Taiwan will not become environmentally conscious in our generation. They can’t even implement a serious “Don’t litter” campaign, or enforce the no littering laws they already sort of have. It’s hard to break 2,000+ years of bad habits.

Taipei is a lot cleaner than New York City. It’s less 2000 years of bad habits, and more a function of population density. Try to resist the temptation to make cultural-based arguments–it’s slovenly.

i was in hawaii recently and came across a bunch of folk who had converted their diesel engine vehicles to run on SVO (straight vegetable oil–totally different from biodiesel). the converters seem to cost anything from 500-1100 dollars. i’ve just begun research on this, so if anyone out there

has tried this before,
has a diesel vehicle that they would be willing to experiment with,
is interested in pooling resources to get a diesel vehicle up and running like this,
has ideas about how the taipei government could be seduced into running a pilot with one or two city buses,
has enough mandarin fluency to translate a brochure,
wants to stand on the corner and hand out brochures,
or has other ideas…

please let me know!
(dewy_hips@hotmail.com)

these vehicles run on used vegetable oil. the quantity of waste oil in this city is absolutely mind-boggling, so it seems genius to me since the waste oil burns a lot cleaner. (but wouldn’t the city smell of fried pork? doesn’t it already?)

there are a lot of factors to consider, as to whether or not this would be a viable long-term solution for taipei, and i’m certainly not educated enough yet to say, but it seems to be a very possible interim solution for dealing with the nasty bus problem.

here is one of the many websites on the topic, in case anyone is interested:
greasel.com

I said “Taiwan” in my post, not “Taipei”. There’s a BIG difference. Are we going to have to take this outside? :fume:

OK and the rest of Taiwan doesn’t have any money to fund street cleaning because Taipei gets it all. It’s still not cultural.

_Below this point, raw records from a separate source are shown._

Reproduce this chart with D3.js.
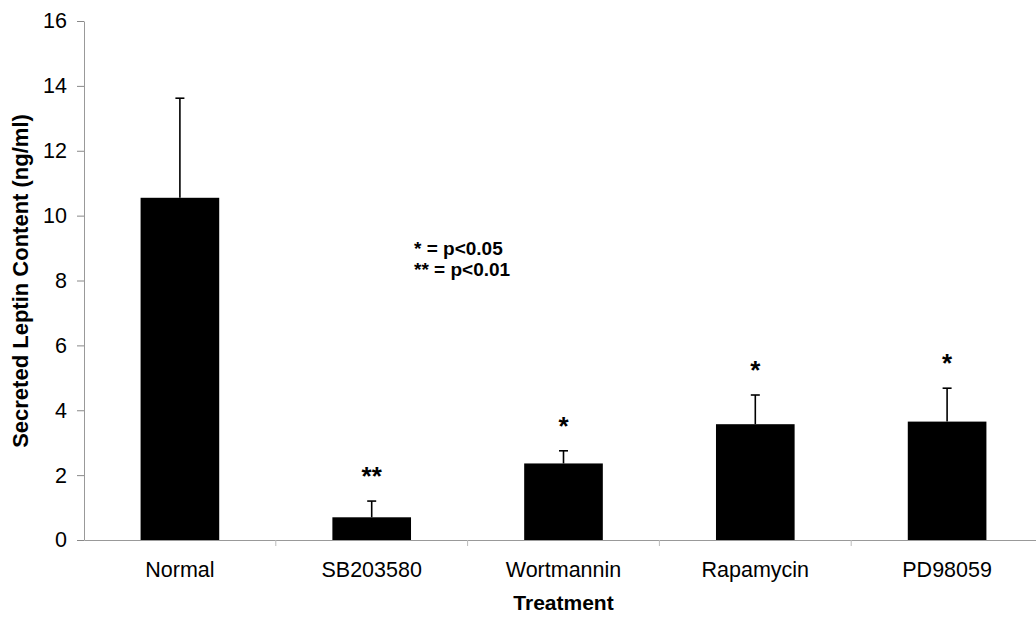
<!DOCTYPE html>
<html>
<head>
    <meta charset="utf-8">
    <title>Secreted Leptin Content</title>
    <style>
        body { margin: 0; background: #fff; }
    </style>
</head>
<body>

    <script src="https://d3js.org/d3.v7.min.js"></script>
    <script type="text/javascript">

    // data
    var treatments = ["Normal", "SB203580", "Wortmannin", "Rapamycin", "PD98059"];
    var means      = [10.55, 0.70, 2.36, 3.57, 3.65];
    var errors     = [3.07, 0.50, 0.39, 0.90, 1.03];
    var marks      = ["", "**", "*", "*", "*"];
    var yTicks     = [0, 2, 4, 6, 8, 10, 12, 14, 16];
    var legendLines = ["* = p<0.05", "** = p<0.01"];

    var W = 1036, H = 617;
    var plotLeft = 84, plotRight = 1043, plotTop = 21, plotBottom = 540;

    var x = d3.scaleBand()
        .domain(treatments)
        .range([plotLeft, plotRight])
        .paddingInner(0.59)
        .paddingOuter(0.295);

    var y = d3.scaleLinear().domain([0, 16]).range([plotBottom, plotTop]);

    var data = treatments.map(function(t, i) {
        return {name: t, mean: means[i], err: errors[i], mark: marks[i]};
    });

    var svg = d3.select("body")
        .append("svg")
        .attr("width", W)
        .attr("height", H)
        .style("font-family", "Arial, 'Liberation Sans', sans-serif");

    // y axis
    var yAxis = svg.append("g")
        .attr("transform", "translate(" + plotLeft + ",0)")
        .call(d3.axisLeft(y).tickValues(yTicks).tickSize(7).tickPadding(10).tickSizeOuter(0));
    yAxis.select(".domain").attr("stroke", "#999");
    yAxis.selectAll(".tick line").attr("stroke", "#888");
    yAxis.selectAll(".tick text")
        .attr("fill", "#000")
        .style("font-size", "21.5px");

    // x axis (category boundaries as ticks)
    var step = x.step();
    var xAxis = svg.append("g")
        .attr("transform", "translate(0," + plotBottom + ")")
        .call(d3.axisBottom(x).tickSize(0).tickPadding(22).tickSizeOuter(0));
    xAxis.select(".domain").attr("stroke", "#999");
    xAxis.selectAll(".tick text")
        .attr("fill", "#000")
        .style("font-size", "21.5px");

    xAxis.selectAll(".sep")
        .data(treatments.slice(1))
        .enter().append("line")
        .attr("class", "sep")
        .attr("x1", function(d) { return x(d) - (step - x.bandwidth()) / 2; })
        .attr("x2", function(d) { return x(d) - (step - x.bandwidth()) / 2; })
        .attr("y1", 0)
        .attr("y2", 6)
        .attr("stroke", "#bbb");

    // bars
    svg.selectAll(".bar")
        .data(data)
        .enter().append("rect")
        .attr("class", "bar")
        .attr("x", function(d) { return x(d.name); })
        .attr("y", function(d) { return y(d.mean); })
        .attr("width", x.bandwidth())
        .attr("height", function(d) { return y(0) - y(d.mean); })
        .attr("fill", "#000");

    // error bars (upper only)
    var eb = svg.selectAll(".err")
        .data(data)
        .enter().append("g")
        .attr("class", "err")
        .attr("stroke", "#000")
        .attr("stroke-width", 1.6);

    eb.append("line")
        .attr("x1", function(d) { return x(d.name) + x.bandwidth() / 2; })
        .attr("x2", function(d) { return x(d.name) + x.bandwidth() / 2; })
        .attr("y1", function(d) { return y(d.mean); })
        .attr("y2", function(d) { return y(d.mean + d.err); });

    eb.append("line")
        .attr("x1", function(d) { return x(d.name) + x.bandwidth() / 2 - 4.5; })
        .attr("x2", function(d) { return x(d.name) + x.bandwidth() / 2 + 4.5; })
        .attr("y1", function(d) { return y(d.mean + d.err); })
        .attr("y2", function(d) { return y(d.mean + d.err); });

    // significance stars
    svg.selectAll(".star")
        .data(data.filter(function(d) { return d.mark; }))
        .enter().append("text")
        .attr("class", "star")
        .attr("x", function(d) { return x(d.name) + x.bandwidth() / 2; })
        .attr("y", function(d) { return y(d.mean + d.err) - 16; })
        .attr("text-anchor", "middle")
        .style("font-size", "26px")
        .style("font-weight", "bold")
        .text(function(d) { return d.mark; });

    // legend
    svg.selectAll(".legend")
        .data(legendLines)
        .enter().append("text")
        .attr("class", "legend")
        .attr("x", 414)
        .attr("y", function(d, i) { return 255 + i * 21; })
        .style("font-size", "19px")
        .style("font-weight", "bold")
        .text(function(d) { return d; });

    // axis titles
    svg.append("text")
        .attr("transform", "translate(28,281) rotate(-90)")
        .attr("text-anchor", "middle")
        .style("font-size", "22px")
        .style("font-weight", "bold")
        .text("Secreted Leptin Content (ng/ml)");

    svg.append("text")
        .attr("x", x("Wortmannin") + x.bandwidth() / 2)
        .attr("y", 610)
        .attr("text-anchor", "middle")
        .style("font-size", "21px")
        .style("font-weight", "bold")
        .text("Treatment");

    </script>
</body>
</html>
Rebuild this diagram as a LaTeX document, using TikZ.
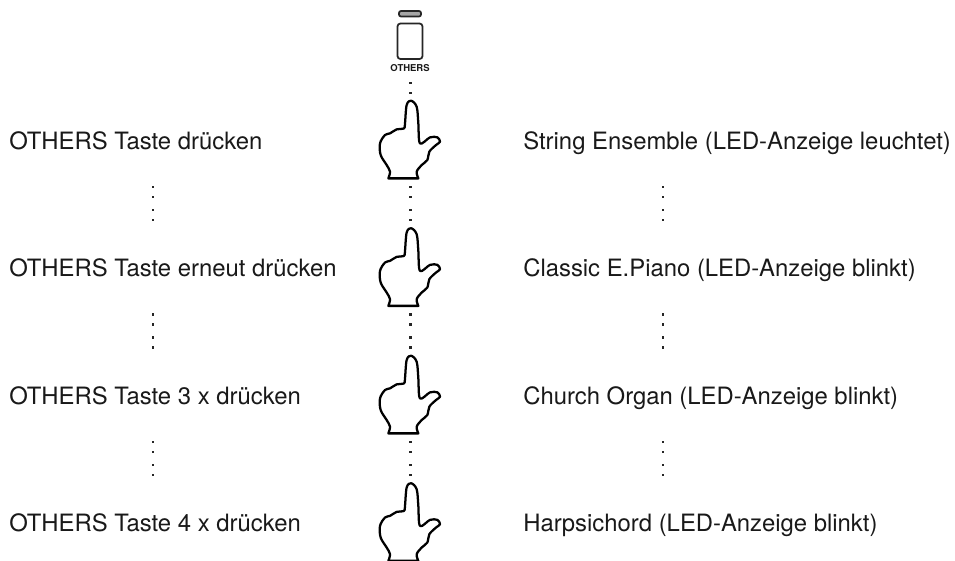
\documentclass[tikz,border=0pt]{standalone}
\usepackage{fontspec}
\setmainfont{TeX Gyre Heros}
\tikzset{
  x=0.75pt,y=-0.75pt,
  lbl/.style={anchor=base west,inner sep=0pt,font=\fontsize{17.9}{21}\selectfont,text=black!90},
  handline/.style={line width=1.7pt,black,line join=round,fill=white},
  keyline/.style={line width=1.3pt,draw=black!85,rounded corners=2.2pt},
  tickdot/.style={rectangle,fill=black!85,inner sep=0pt,minimum size=1.9pt}
}
\newcommand{\handat}[2]{%
  \begin{scope}[shift={(#1,#2)},x=0.25pt,y=-0.25pt]
    \draw[handline] plot[smooth,tension=0.55] coordinates {(22,233) (17,213) (32,193) (49,178) (55,153) (75,133) (87,123) (79,110) (57,110) (27,128) (22,68) (17,18) (0,0) (-13,13) (-18,68) (-21,83) (-43,86) (-63,98) (-78,103) (-93,128) (-91,163) (-73,193) (-63,213) (-68,233)} -- cycle;
  \end{scope}}
\newcommand{\dotpair}[3]{%
  \node[tickdot] (#3a) at (#1,#2) {};
  \node[tickdot] (#3b) at (#1,#2+10) {};}
\begin{document}
\begin{tikzpicture}
\clip (0,0) rectangle (955,560);
\fill[white] (0,0) rectangle (955,560);
% key
\draw[keyline,fill=black!35,rounded corners=1.5pt] (399,11) rectangle (421,16.5);
\draw[keyline] (397.5,23.5) rectangle (422.5,59);
\node[inner sep=0pt,font=\bfseries\fontsize{7.1}{8}\selectfont,text=black!90] (key) at (410,68) {OTHERS};
% hands
\handat{411}{100.7}
\handat{411}{228.2}
\handat{411}{355.7}
\handat{411}{483.2}
% centre dots
\dotpair{410.3}{83}{ca}
\dotpair{410.3}{187}{cb}
\dotpair{410.3}{210}{cc}
\dotpair{410.3}{314.5}{cd}
\dotpair{410.3}{337.5}{ce}
\dotpair{410.3}{442}{cf}
\dotpair{410.3}{465}{cg}
% left dots
\dotpair{153}{187}{la}
\dotpair{153}{210}{lb}
\dotpair{153}{314.5}{lc}
\dotpair{153}{337.5}{ld}
\dotpair{153}{442}{le}
\dotpair{153}{465}{lf}
% right dots
\dotpair{663}{187}{ra}
\dotpair{663}{210}{rb}
\dotpair{663}{314.5}{rc}
\dotpair{663}{337.5}{rd}
\dotpair{663}{442}{re}
\dotpair{663}{465}{rf}
% text
\node[lbl] (l1) at (9,149) {OTHERS Taste drücken};
\node[lbl] (l2) at (9,276.5) {OTHERS Taste erneut drücken};
\node[lbl] (l3) at (9,404) {OTHERS Taste 3 x drücken};
\node[lbl] (l4) at (9,531.5) {OTHERS Taste 4 x drücken};
\node[lbl] (r1) at (523,149) {String Ensemble (LED-Anzeige leuchtet)};
\node[lbl] (r2) at (523,276.5) {Classic E.Piano (LED-Anzeige blinkt)};
\node[lbl] (r3) at (523,404) {Church Organ (LED-Anzeige blinkt)};
\node[lbl] (r4) at (523,531.5) {Harpsichord (LED-Anzeige blinkt)};
\end{tikzpicture}
\end{document}
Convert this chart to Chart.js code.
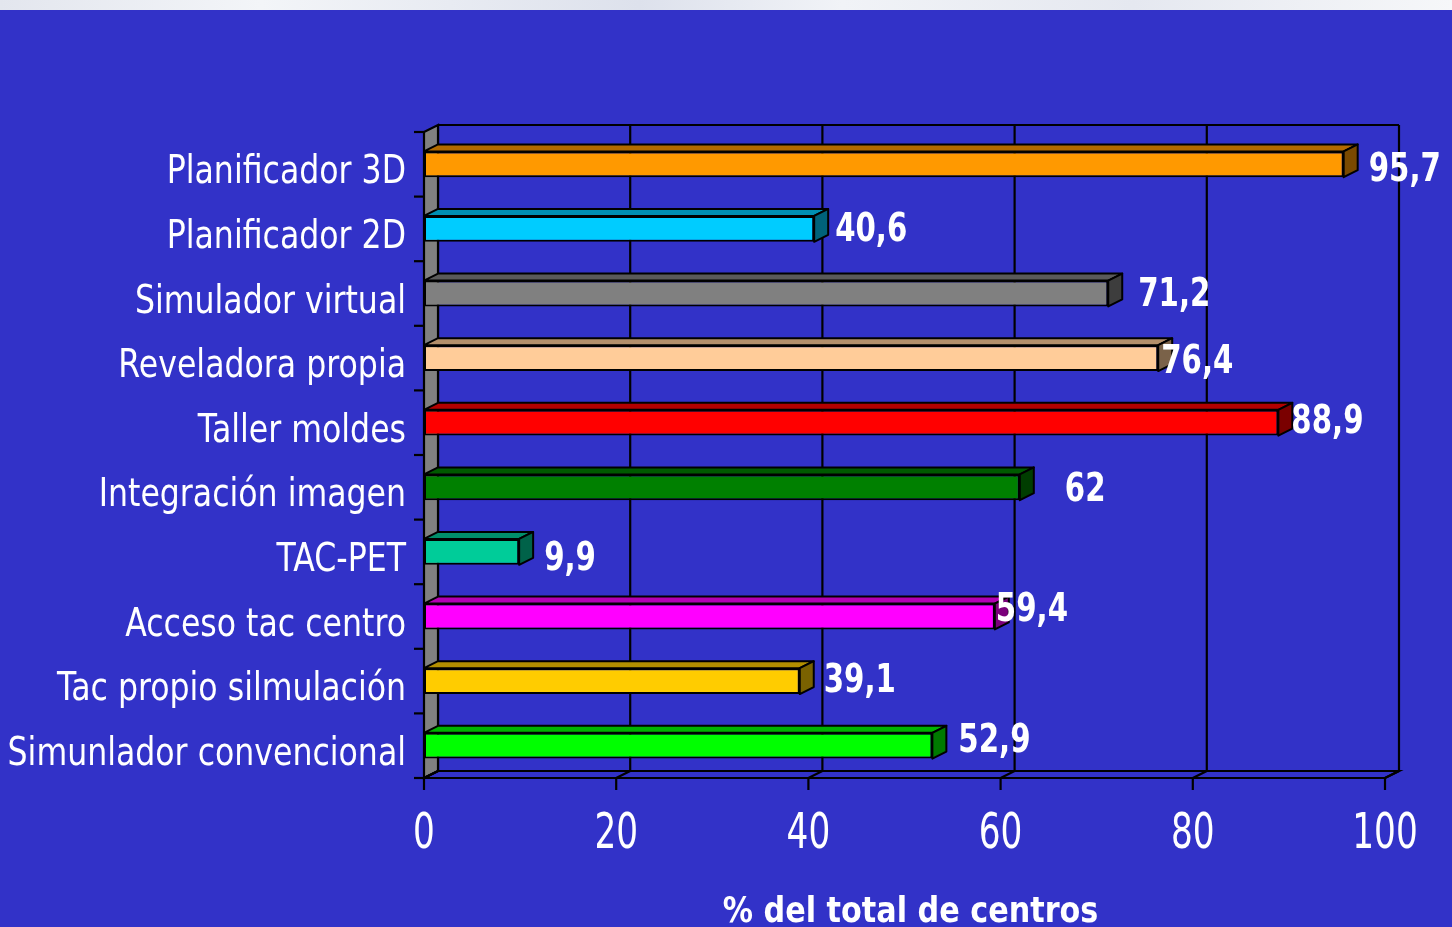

Lame excuse. Taiwan is wealthy country. It can afford to clean up its environment, it can implement public education programs to teach people not to litter, it can actually give out fines when people violate the law, they can tear down dilapidated buildings, they can update infrastructure. They have the money to build a high-speed railway from Taipei to Kaoshiung, build an MRT system in Kaohsiung, extend the MRT system into the outskirts of Taipei county, give tons of “bribe” money to its “diplomatic allies,” have a thriving technology sector, but it can’t even keep its streets or the exteriors of its buildings clean. It may not be politically correct to say that Taiwanese are dirty, but it hits you in the face every morning you walk out the door. If the people cared, they could do something about it. People could take better care of their local environments even without the government’s money. When people buy a pack of cigarettes they can stick the plastic wrapper in their pocket and throw it away when they get home like I do instead of throwing it on the street. They could spit into a handkerchief. They could use some of their “maintenance fees” that they pay every month in their apartment buildings to have the exterior washed every couple of years. They could remove the tacky bars from the windows, etc., etc.